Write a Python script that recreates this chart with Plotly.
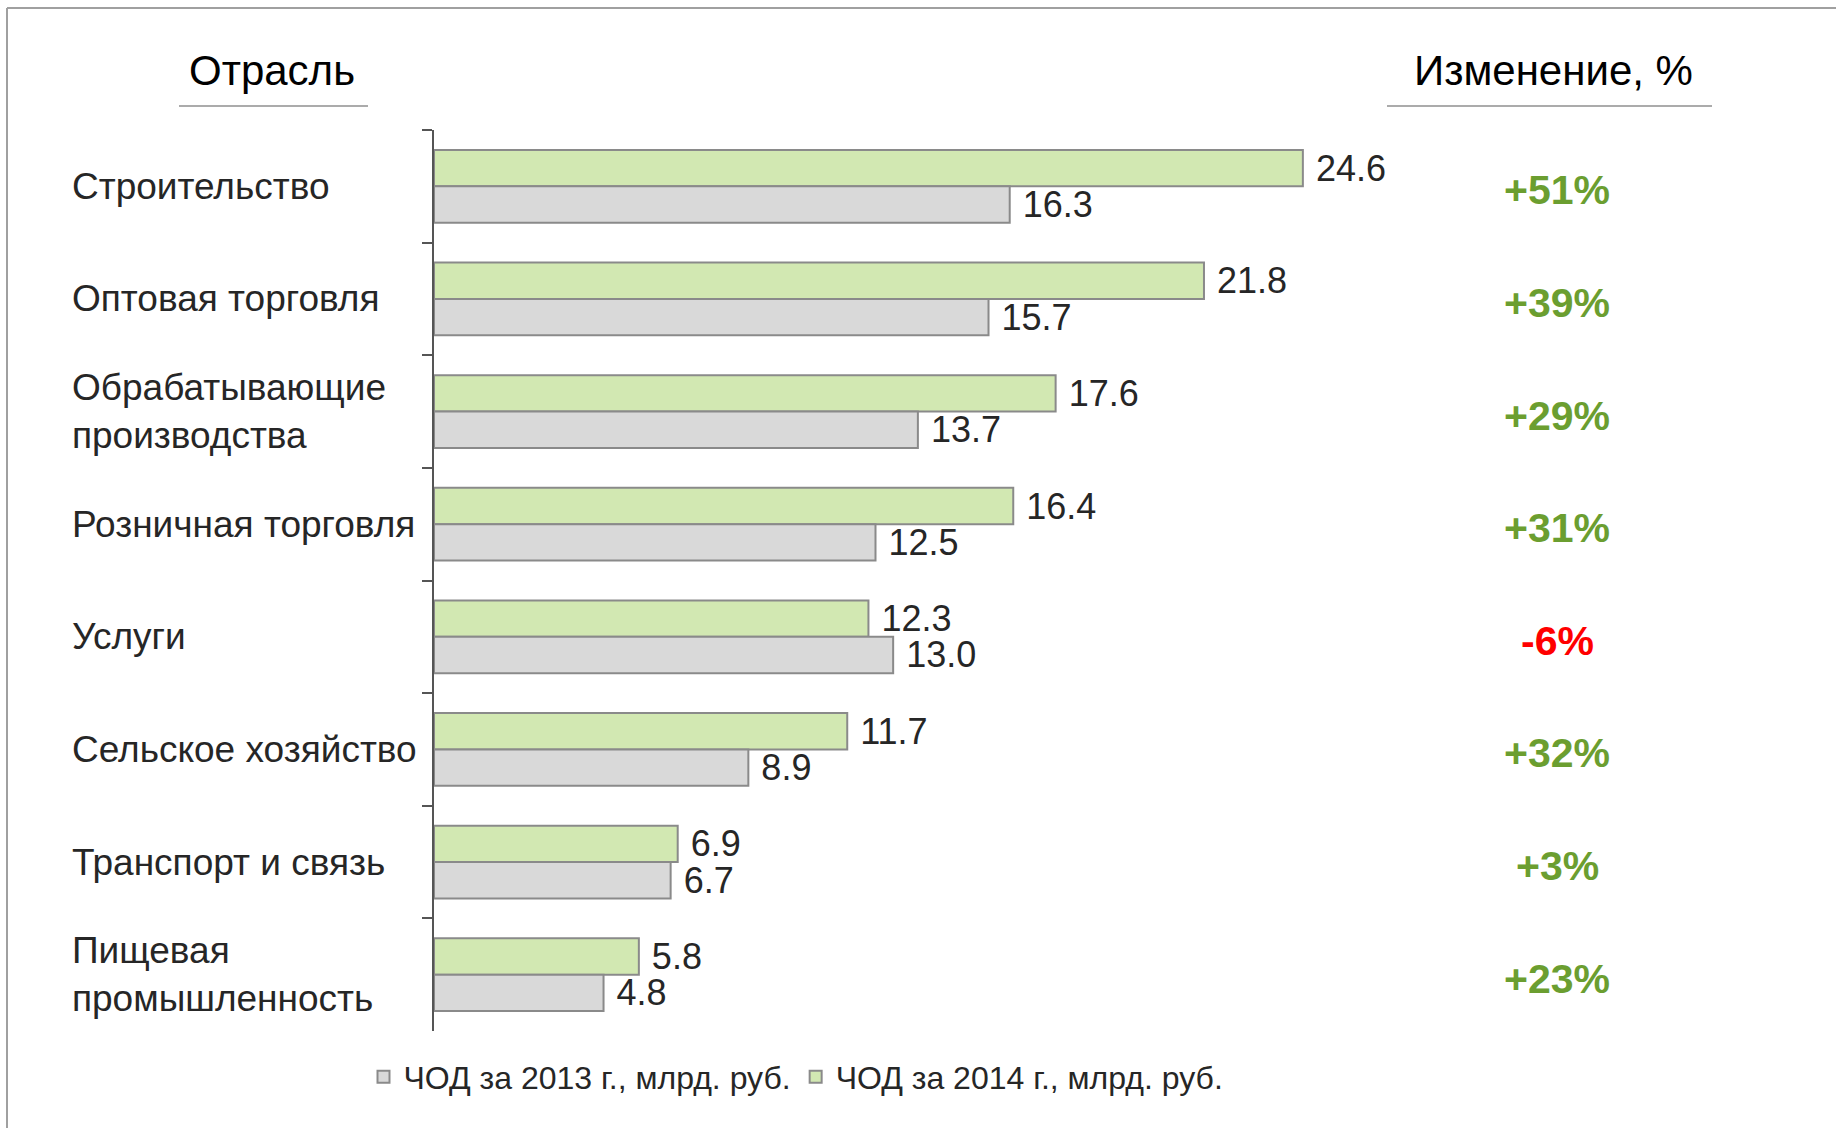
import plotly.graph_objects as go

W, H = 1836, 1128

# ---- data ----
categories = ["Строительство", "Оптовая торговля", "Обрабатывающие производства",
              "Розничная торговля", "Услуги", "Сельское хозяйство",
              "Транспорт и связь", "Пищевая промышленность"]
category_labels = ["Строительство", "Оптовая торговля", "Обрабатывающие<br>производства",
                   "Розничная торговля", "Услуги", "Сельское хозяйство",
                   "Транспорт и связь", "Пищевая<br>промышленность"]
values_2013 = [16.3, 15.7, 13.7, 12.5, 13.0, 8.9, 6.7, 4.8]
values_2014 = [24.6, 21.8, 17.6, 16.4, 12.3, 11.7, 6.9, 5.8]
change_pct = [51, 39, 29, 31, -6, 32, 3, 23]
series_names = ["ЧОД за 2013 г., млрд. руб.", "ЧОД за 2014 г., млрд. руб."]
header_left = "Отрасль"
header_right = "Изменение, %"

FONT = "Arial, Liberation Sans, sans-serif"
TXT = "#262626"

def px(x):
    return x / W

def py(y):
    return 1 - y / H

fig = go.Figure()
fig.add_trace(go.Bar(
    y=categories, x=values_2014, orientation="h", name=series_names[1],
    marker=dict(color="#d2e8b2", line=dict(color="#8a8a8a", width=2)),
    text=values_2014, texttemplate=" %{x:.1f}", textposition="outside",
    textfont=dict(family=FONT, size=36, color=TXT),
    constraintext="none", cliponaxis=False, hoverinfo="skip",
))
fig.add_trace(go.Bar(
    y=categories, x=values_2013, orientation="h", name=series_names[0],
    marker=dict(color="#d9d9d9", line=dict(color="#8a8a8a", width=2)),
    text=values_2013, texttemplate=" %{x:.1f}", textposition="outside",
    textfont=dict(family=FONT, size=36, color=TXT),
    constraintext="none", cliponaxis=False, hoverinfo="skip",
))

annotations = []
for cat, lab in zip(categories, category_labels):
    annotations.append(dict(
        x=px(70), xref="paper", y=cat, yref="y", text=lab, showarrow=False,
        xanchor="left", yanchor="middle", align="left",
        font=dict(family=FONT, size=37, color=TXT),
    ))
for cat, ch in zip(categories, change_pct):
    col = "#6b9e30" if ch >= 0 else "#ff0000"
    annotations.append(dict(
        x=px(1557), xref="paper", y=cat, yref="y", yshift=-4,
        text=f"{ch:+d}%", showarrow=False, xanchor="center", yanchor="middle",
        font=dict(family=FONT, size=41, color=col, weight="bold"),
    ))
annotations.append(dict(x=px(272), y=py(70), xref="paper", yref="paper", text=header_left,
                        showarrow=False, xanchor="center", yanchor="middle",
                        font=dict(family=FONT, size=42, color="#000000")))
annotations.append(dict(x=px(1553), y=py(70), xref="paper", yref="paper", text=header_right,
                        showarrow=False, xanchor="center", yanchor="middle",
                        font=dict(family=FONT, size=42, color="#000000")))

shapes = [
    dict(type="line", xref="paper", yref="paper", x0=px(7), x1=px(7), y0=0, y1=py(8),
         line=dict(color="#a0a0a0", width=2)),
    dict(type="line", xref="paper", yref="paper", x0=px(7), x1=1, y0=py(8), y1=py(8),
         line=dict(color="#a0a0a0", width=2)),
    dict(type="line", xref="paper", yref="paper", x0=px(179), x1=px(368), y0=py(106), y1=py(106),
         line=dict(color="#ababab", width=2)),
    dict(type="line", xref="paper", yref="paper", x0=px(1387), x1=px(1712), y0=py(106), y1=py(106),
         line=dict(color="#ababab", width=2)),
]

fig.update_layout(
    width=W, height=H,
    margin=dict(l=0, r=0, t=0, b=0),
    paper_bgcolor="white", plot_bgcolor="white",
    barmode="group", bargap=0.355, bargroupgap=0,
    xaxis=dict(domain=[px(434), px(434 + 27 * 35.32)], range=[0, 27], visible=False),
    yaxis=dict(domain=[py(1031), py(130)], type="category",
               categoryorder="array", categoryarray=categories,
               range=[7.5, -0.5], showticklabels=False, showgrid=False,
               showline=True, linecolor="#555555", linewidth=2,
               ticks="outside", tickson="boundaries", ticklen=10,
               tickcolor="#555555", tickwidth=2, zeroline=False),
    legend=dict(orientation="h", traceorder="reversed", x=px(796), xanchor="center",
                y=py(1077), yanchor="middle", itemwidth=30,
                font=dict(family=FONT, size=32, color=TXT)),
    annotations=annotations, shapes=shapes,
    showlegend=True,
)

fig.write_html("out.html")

= = = = = = =

▶ WORK TO COMPLETE
Print the data above verbatim from the first line through the line holding "return 1 - y / H", leaving every picture out.

▶ RESULT
Write a Python script that recreates this chart with Plotly.
import plotly.graph_objects as go

W, H = 1836, 1128

# ---- data ----
categories = ["Строительство", "Оптовая торговля", "Обрабатывающие производства",
              "Розничная торговля", "Услуги", "Сельское хозяйство",
              "Транспорт и связь", "Пищевая промышленность"]
category_labels = ["Строительство", "Оптовая торговля", "Обрабатывающие<br>производства",
                   "Розничная торговля", "Услуги", "Сельское хозяйство",
                   "Транспорт и связь", "Пищевая<br>промышленность"]
values_2013 = [16.3, 15.7, 13.7, 12.5, 13.0, 8.9, 6.7, 4.8]
values_2014 = [24.6, 21.8, 17.6, 16.4, 12.3, 11.7, 6.9, 5.8]
change_pct = [51, 39, 29, 31, -6, 32, 3, 23]
series_names = ["ЧОД за 2013 г., млрд. руб.", "ЧОД за 2014 г., млрд. руб."]
header_left = "Отрасль"
header_right = "Изменение, %"

FONT = "Arial, Liberation Sans, sans-serif"
TXT = "#262626"

def px(x):
    return x / W

def py(y):
    return 1 - y / H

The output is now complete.